7 Steps to Plotting Your Novel

These steps were originally in the blog post, “Plotting: Is it better to be a Planner or a Pantser?” I moved them here to make it easy to use as a reference and to shorten the other post. There is a bit more to say about planning, and I recommend you still read the post above if you haven’t already. There is no one right way to plan a novel. Below is just what I find works for me and you might have other ideas or tips. If you do, feel free to share them on the Comments Page.

Step 1. Write out full character sheets for each of your main characters. Mention everything: height, weight, eye colour, hair, determining characteristics, favourite foods, favourite music, political views, phobias, quirks … everything. Create a questionnaire, if you like, that you can use for each character.

Step 2. After writing out the characters sheets, start penning ideas of how that character interacts with the plot, moves the plot, or how the plot moves them, and what you want the audience to know about them by the end … secrets, habits, how they affect the main character, why they are important to the novel etc.
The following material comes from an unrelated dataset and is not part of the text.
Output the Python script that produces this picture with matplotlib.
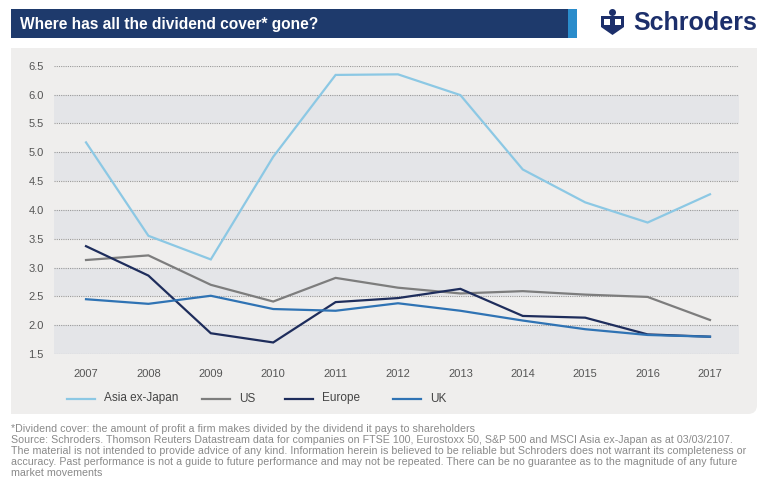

Step 3. Get yourself some palm cards or small filing cards. On those cards, write down everything that is going to happen, everything to be revealed, every interaction, every character issue you want to bring out. Stick with one fact per card. Write out as much as you know so far. No idea is too small or too big. There will be plenty you fill in as you write, but for now, write down everything that must happen or must be revealed. Scribble it all down and create a huge mess of cards as you go. Can’t remember if you wrote it down already? Fill it out again. Think this character issue kind of crosses over or repeats something you wrote about the plot? Write it down anyway. Collections and patterns will start to emerge, and this will help you with step four.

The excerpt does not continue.